If highway shoulders look a little less manicured these days there’s a reason: To cope with budget cuts the state Department of Transportation has cut back on roadside landscaping.
DOT spokesman Mark McKinnon said the agency is doing necessary landscaping, “like for sight distance and anything safety-related, like if a tree is about to fall over, removing it. But we are not doing any decorative landscaping, as a cost cutting measure."
In the past DOT has planted decorative trees and bushes along some roads but not anymore, McKinnon said.
The popular wildflower-sowing program is still on, though. That money is earmarked from license-plate fees, he said.
Between cleaning up its books and dealing with funding shortages, DOT has cut hundreds of millions of dollars in spending.
Local groups may take up some of the landscaping slack.

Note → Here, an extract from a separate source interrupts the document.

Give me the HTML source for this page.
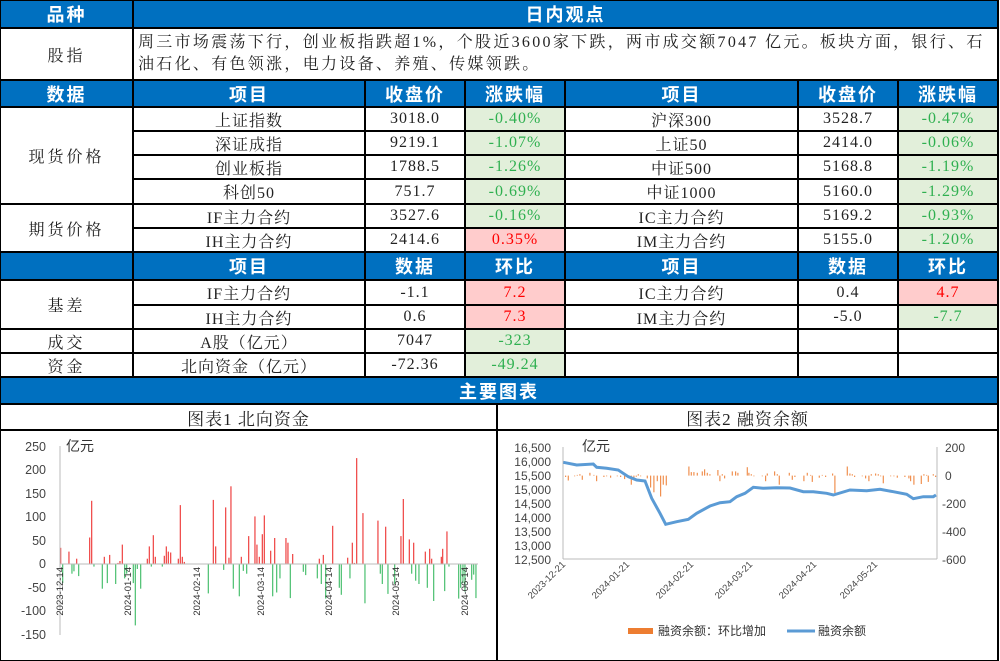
<!DOCTYPE html>
<html><head><meta charset="utf-8"><style>
body{margin:0;width:1000px;height:661px;background:#fff;position:relative;overflow:hidden;font-family:"Liberation Serif","Noto Serif CJK SC",serif;}
.c{position:absolute;box-sizing:border-box;border:1px solid #000;outline:1px solid #000;display:flex;align-items:center;justify-content:center;font-size:16px;letter-spacing:1px;color:#222;white-space:nowrap;background:#fff}
.h{background:#0070c0;color:#fff;font-family:"Liberation Sans","Noto Sans CJK SC",sans-serif;font-weight:bold;font-size:18px;letter-spacing:2px}
.g{background:#e2efda;color:#2fb050}
.r{background:#ffcccc;color:#f00}
svg text{font-family:"Liberation Sans","Noto Sans CJK SC",sans-serif}
</style></head><body>
<div class="c h" style="left:0;top:0;width:133px;height:28px">品种</div>
<div class="c h" style="left:133px;top:0;width:865px;height:28px">日内观点</div>
<div class="c" style="left:0;top:28px;width:133px;height:52px;letter-spacing:3px">股指</div>
<div class="c" style="left:133px;top:28px;width:865px;height:52px;justify-content:flex-start;align-items:flex-start;white-space:normal;line-height:22px;padding:3px 4px;letter-spacing:2.3px">周三市场震荡下行，创业板指跌超1%，个股近3600家下跌，两市成交额7047 亿元。板块方面，银行、石油石化、有色领涨，电力设备、养殖、传媒领跌。</div>

<div class="c h" style="left:0;top:80px;width:133px;height:27px">数据</div>
<div class="c h" style="left:133px;top:80px;width:232px;height:27px">项目</div>
<div class="c h" style="left:365px;top:80px;width:100px;height:27px">收盘价</div>
<div class="c h" style="left:465px;top:80px;width:100px;height:27px">涨跌幅</div>
<div class="c h" style="left:565px;top:80px;width:233px;height:27px">项目</div>
<div class="c h" style="left:798px;top:80px;width:100px;height:27px">收盘价</div>
<div class="c h" style="left:898px;top:80px;width:100px;height:27px">涨跌幅</div>

<div class="c" style="left:0;top:107px;width:133px;height:97px;letter-spacing:3px">现货价格</div>
<div class="c" style="left:0;top:204px;width:133px;height:48px;letter-spacing:3px">期货价格</div>

<div class="c" style="left:133px;top:107px;width:232px;height:24px">上证指数</div>
<div class="c" style="left:365px;top:107px;width:100px;height:24px">3018.0</div>
<div class="c g" style="left:465px;top:107px;width:100px;height:24px">-0.40%</div>
<div class="c" style="left:565px;top:107px;width:233px;height:24px">沪深300</div>
<div class="c" style="left:798px;top:107px;width:100px;height:24px">3528.7</div>
<div class="c g" style="left:898px;top:107px;width:100px;height:24px">-0.47%</div>

<div class="c" style="left:133px;top:131px;width:232px;height:24px">深证成指</div>
<div class="c" style="left:365px;top:131px;width:100px;height:24px">9219.1</div>
<div class="c g" style="left:465px;top:131px;width:100px;height:24px">-1.07%</div>
<div class="c" style="left:565px;top:131px;width:233px;height:24px">上证50</div>
<div class="c" style="left:798px;top:131px;width:100px;height:24px">2414.0</div>
<div class="c g" style="left:898px;top:131px;width:100px;height:24px">-0.06%</div>

<div class="c" style="left:133px;top:155px;width:232px;height:24px">创业板指</div>
<div class="c" style="left:365px;top:155px;width:100px;height:24px">1788.5</div>
<div class="c g" style="left:465px;top:155px;width:100px;height:24px">-1.26%</div>
<div class="c" style="left:565px;top:155px;width:233px;height:24px">中证500</div>
<div class="c" style="left:798px;top:155px;width:100px;height:24px">5168.8</div>
<div class="c g" style="left:898px;top:155px;width:100px;height:24px">-1.19%</div>

<div class="c" style="left:133px;top:179px;width:232px;height:25px">科创50</div>
<div class="c" style="left:365px;top:179px;width:100px;height:25px">751.7</div>
<div class="c g" style="left:465px;top:179px;width:100px;height:25px">-0.69%</div>
<div class="c" style="left:565px;top:179px;width:233px;height:25px">中证1000</div>
<div class="c" style="left:798px;top:179px;width:100px;height:25px">5160.0</div>
<div class="c g" style="left:898px;top:179px;width:100px;height:25px">-1.29%</div>

<div class="c" style="left:133px;top:204px;width:232px;height:24px">IF主力合约</div>
<div class="c" style="left:365px;top:204px;width:100px;height:24px">3527.6</div>
<div class="c g" style="left:465px;top:204px;width:100px;height:24px">-0.16%</div>
<div class="c" style="left:565px;top:204px;width:233px;height:24px">IC主力合约</div>
<div class="c" style="left:798px;top:204px;width:100px;height:24px">5169.2</div>
<div class="c g" style="left:898px;top:204px;width:100px;height:24px">-0.93%</div>

<div class="c" style="left:133px;top:228px;width:232px;height:24px">IH主力合约</div>
<div class="c" style="left:365px;top:228px;width:100px;height:24px">2414.6</div>
<div class="c r" style="left:465px;top:228px;width:100px;height:24px">0.35%</div>
<div class="c" style="left:565px;top:228px;width:233px;height:24px">IM主力合约</div>
<div class="c" style="left:798px;top:228px;width:100px;height:24px">5155.0</div>
<div class="c g" style="left:898px;top:228px;width:100px;height:24px">-1.20%</div>

<div class="c h" style="left:0;top:252px;width:133px;height:28px"></div>
<div class="c h" style="left:133px;top:252px;width:232px;height:28px">项目</div>
<div class="c h" style="left:365px;top:252px;width:100px;height:28px">数据</div>
<div class="c h" style="left:465px;top:252px;width:100px;height:28px">环比</div>
<div class="c h" style="left:565px;top:252px;width:233px;height:28px">项目</div>
<div class="c h" style="left:798px;top:252px;width:100px;height:28px">数据</div>
<div class="c h" style="left:898px;top:252px;width:100px;height:28px">环比</div>

<div class="c" style="left:0;top:280px;width:133px;height:49px;letter-spacing:3px">基差</div>
<div class="c" style="left:133px;top:280px;width:232px;height:25px">IF主力合约</div>
<div class="c" style="left:365px;top:280px;width:100px;height:25px">-1.1</div>
<div class="c r" style="left:465px;top:280px;width:100px;height:25px">7.2</div>
<div class="c" style="left:565px;top:280px;width:233px;height:25px">IC主力合约</div>
<div class="c" style="left:798px;top:280px;width:100px;height:25px">0.4</div>
<div class="c r" style="left:898px;top:280px;width:100px;height:25px">4.7</div>

<div class="c" style="left:133px;top:305px;width:232px;height:24px">IH主力合约</div>
<div class="c" style="left:365px;top:305px;width:100px;height:24px">0.6</div>
<div class="c r" style="left:465px;top:305px;width:100px;height:24px">7.3</div>
<div class="c" style="left:565px;top:305px;width:233px;height:24px">IM主力合约</div>
<div class="c" style="left:798px;top:305px;width:100px;height:24px">-5.0</div>
<div class="c g" style="left:898px;top:305px;width:100px;height:24px">-7.7</div>

<div class="c" style="left:0;top:329px;width:133px;height:24px;letter-spacing:3px">成交</div>
<div class="c" style="left:133px;top:329px;width:232px;height:24px">A股（亿元）</div>
<div class="c" style="left:365px;top:329px;width:100px;height:24px">7047</div>
<div class="c g" style="left:465px;top:329px;width:100px;height:24px">-323</div>
<div class="c" style="left:565px;top:329px;width:233px;height:24px"></div>
<div class="c" style="left:798px;top:329px;width:100px;height:24px"></div>
<div class="c" style="left:898px;top:329px;width:100px;height:24px"></div>

<div class="c" style="left:0;top:353px;width:133px;height:24px;letter-spacing:3px">资金</div>
<div class="c" style="left:133px;top:353px;width:232px;height:24px">北向资金（亿元）</div>
<div class="c" style="left:365px;top:353px;width:100px;height:24px">-72.36</div>
<div class="c g" style="left:465px;top:353px;width:100px;height:24px">-49.24</div>
<div class="c" style="left:565px;top:353px;width:233px;height:24px"></div>
<div class="c" style="left:798px;top:353px;width:100px;height:24px"></div>
<div class="c" style="left:898px;top:353px;width:100px;height:24px"></div>

<div class="c h" style="left:0;top:377px;width:998px;height:27px">主要图表</div>
<div class="c" style="left:0;top:404px;width:497px;height:26px;font-size:17px">图表1  北向资金</div>
<div class="c" style="left:497px;top:404px;width:501px;height:26px;font-size:17px">图表2  融资余额</div>
<div class="c" style="left:0;top:430px;width:497px;height:231px"></div>
<div class="c" style="left:497px;top:430px;width:501px;height:231px"></div>

<svg id="s" width="1000" height="661" style="position:absolute;left:0;top:0" font-size="12" fill="#444">
<g id="b1"></g><g id="b2"></g>
<line x1="60" y1="446" x2="60" y2="635" stroke="#bbb"/>
<line x1="60" y1="564" x2="478" y2="564" stroke="#bbb"/>
<g text-anchor="end" font-size="12.5">
<text x="46" y="451">250</text><text x="46" y="474">200</text><text x="46" y="498">150</text><text x="46" y="521">100</text><text x="46" y="545">50</text><text x="46" y="568">0</text><text x="46" y="592">-50</text><text x="46" y="615">-100</text><text x="46" y="639">-150</text>
</g>
<text x="66" y="451" font-size="14" fill="#333">亿元</text>
<g font-size="9.5" fill="#333" text-anchor="end">
<text transform="translate(63,567) rotate(-90)">2023-12-14</text>
<text transform="translate(131,567) rotate(-90)">2024-01-14</text>
<text transform="translate(200,567) rotate(-90)">2024-02-14</text>
<text transform="translate(264,567) rotate(-90)">2024-03-14</text>
<text transform="translate(332,567) rotate(-90)">2024-04-14</text>
<text transform="translate(399,567) rotate(-90)">2024-05-14</text>
<text transform="translate(468,567) rotate(-90)">2024-06-14</text>
</g>
<line x1="563" y1="447" x2="563" y2="559" stroke="#bbb"/>
<line x1="937" y1="447" x2="937" y2="559" stroke="#bbb"/>
<line x1="563" y1="559" x2="937" y2="559" stroke="#bbb"/>
<g text-anchor="end">
<text x="551" y="452">16,500</text><text x="551" y="466">16,000</text><text x="551" y="480">15,500</text><text x="551" y="494">15,000</text><text x="551" y="508">14,500</text><text x="551" y="522">14,000</text><text x="551" y="536">13,500</text><text x="551" y="550">13,000</text><text x="551" y="564">12,500</text>
</g>
<g text-anchor="start">
<text x="945" y="452">200</text><text x="945" y="480">0</text><text x="942" y="508">-200</text><text x="942" y="536">-400</text><text x="942" y="564">-600</text>
</g>
<text x="582" y="451" font-size="14" fill="#333">亿元</text>
<g font-size="9.5" fill="#444" text-anchor="end">
<text transform="translate(566,565) rotate(-45)">2023-12-21</text>
<text transform="translate(630,565) rotate(-45)">2024-01-21</text>
<text transform="translate(694,565) rotate(-45)">2024-02-21</text>
<text transform="translate(753,565) rotate(-45)">2024-03-21</text>
<text transform="translate(817,565) rotate(-45)">2024-04-21</text>
<text transform="translate(878,565) rotate(-45)">2024-05-21</text>
</g>
<rect x="628" y="628" width="25" height="6" fill="#ed7d31"/>
<text x="658" y="635" fill="#333">融资余额：环比增加</text>
<line x1="787" y1="631" x2="815" y2="631" stroke="#5b9bd5" stroke-width="3"/>
<text x="818" y="635" fill="#333">融资余额</text>
<path id="ln" fill="none" stroke="#5b9bd5" stroke-width="3"/>
</svg>
<script>
var d1=[[180,35],[186,-40],[205,27],[214,-20],[220,-15],[228,12],[234,-25],[267,57],[273,135],[280,-5],[305,-52],[311,16],[320,-40],[327,20],[345,-42],[352,3],[358,7],[365,42],[372,-30],[378,-20],[398,-40],[404,-130],[410,-10],[420,-52],[440,12],[446,38],[452,-5],[458,62],[464,16],[485,-5],[491,18],[497,38],[503,27],[510,25],[533,12],[539,126],[545,16],[551,5],[623,-62],[638,137],[645,38],[669,-12],[675,121],[685,14],[691,166],[698,-52],[716,-68],[722,16],[728,-14],[738,-20],[744,60],[763,102],[769,42],[776,16],[785,64],[791,104],[810,29],[816,-68],[822,56],[828,-60],[838,-30],[856,56],[862,46],[869,-72],[876,22],[908,-16],[915,-23],[950,-30],[956,12],[962,-42],[968,20],[975,-73],[996,82],[1016,-50],[1022,-65],[1041,14],[1048,-30],[1055,46],[1061,3],[1068,226],[1087,109],[1093,-83],[1132,93],[1139,-20],[1145,-42],[1155,80],[1162,-63],[1182,-42],[1201,60],[1208,139],[1226,53],[1233,-20],[1239,46],[1245,-35],[1255,-42],[1274,27],[1280,-50],[1287,33],[1293,12],[1299,-78],[1322,16],[1326,33],[1332,-57],[1339,70],[1345,-5],[1374,-73],[1380,-50],[1387,-40],[1393,-58],[1413,-33],[1419,-22],[1426,-72]];
var h='',z=564.3,k=0.47;
d1.forEach(function(p){var x=p[0]/3,v=p[1]*k;h+='<rect x="'+x.toFixed(1)+'" y="'+(v>0?z-v:z).toFixed(1)+'" width="1.3" height="'+Math.abs(v).toFixed(1)+'" fill="'+(v>0?'#f0504f':'#58c47a')+'"/>';});
document.getElementById('b1').innerHTML=h;
var L=[[190,187],[230,195],[280,192],[290,202],[320,205],[355,210],[385,230],[410,240],[435,243],[455,295],[480,340],[497,373],[530,365],[565,358],[590,340],[630,318],[660,308],[690,305],[710,290],[735,280],[760,262],[790,265],[830,263],[870,264],[910,275],[940,275],[980,280],[1000,285],[1050,270],[1100,272],[1140,268],[1180,275],[1220,283],[1240,296],[1270,290],[1300,290],[1308,285]];
document.getElementById('ln').setAttribute('d','M'+L.map(function(p){return (p[0]/3+500).toFixed(1)+','+(p[1]/3+400).toFixed(1)}).join('L'));
var d2=[[195,-10],[203,-35],[222,-5],[230,5],[238,10],[245,-30],[268,20],[280,5],[288,-40],[310,-10],[318,-5],[330,-15],[350,-5],[360,-10],[372,-25],[392,-65],[400,-20],[407,-8],[413,10],[420,-5],[440,-20],[450,-85],[460,-120],[470,-40],[480,-150],[488,-65],[497,-70],[565,65],[572,25],[580,25],[590,20],[605,30],[612,45],[620,20],[628,10],[652,40],[658,-40],[665,10],[672,-20],[695,30],[705,30],[712,20],[740,60],[745,20],[752,10],[760,-5],[785,-5],[795,-40],[800,15],[822,30],[830,10],[836,-65],[866,20],[875,-30],[883,-10],[910,-40],[920,20],[930,5],[935,-45],[956,-15],[965,5],[975,-10],[996,15],[1003,-125],[1040,65],[1048,15],[1055,10],[1062,-10],[1085,-5],[1095,-20],[1105,-40],[1112,10],[1125,15],[1133,10],[1140,-5],[1148,-55],[1170,-5],[1180,-5],[1190,-15],[1213,-10],[1225,-20],[1230,-40],[1240,-65],[1262,-60],[1270,10],[1278,5],[1283,-45],[1298,10],[1305,-10]];
h='';z=475.6;k=0.1395;
d2.forEach(function(p){var x=p[0]/3+500,v=p[1]*k;h+='<rect x="'+x.toFixed(1)+'" y="'+(v>0?z-v:z).toFixed(1)+'" width="1.2" height="'+Math.abs(v).toFixed(1)+'" fill="#ed7d31" opacity="0.85"/>';});
document.getElementById('b2').innerHTML=h;
</script>
</body></html>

Some business groups already do. For instance, before the current DOT cutbacks a Gwinnett County group decided to go the extra mile with plantings along I-85 near the new interchange of Ga. 316.
The Gwinnett Place Community Improvement District, a self-taxing business district, is paying for magnolias, crape myrtles, bushes, professional sod and other landscaping, said Joe Allen, director of the group.
As DOT cuts back and resorts to erosion-control grass, more local districts may take up more of the costs, Allen said. The effort on I-85 “improves the front door of our county’s central business district,” he said.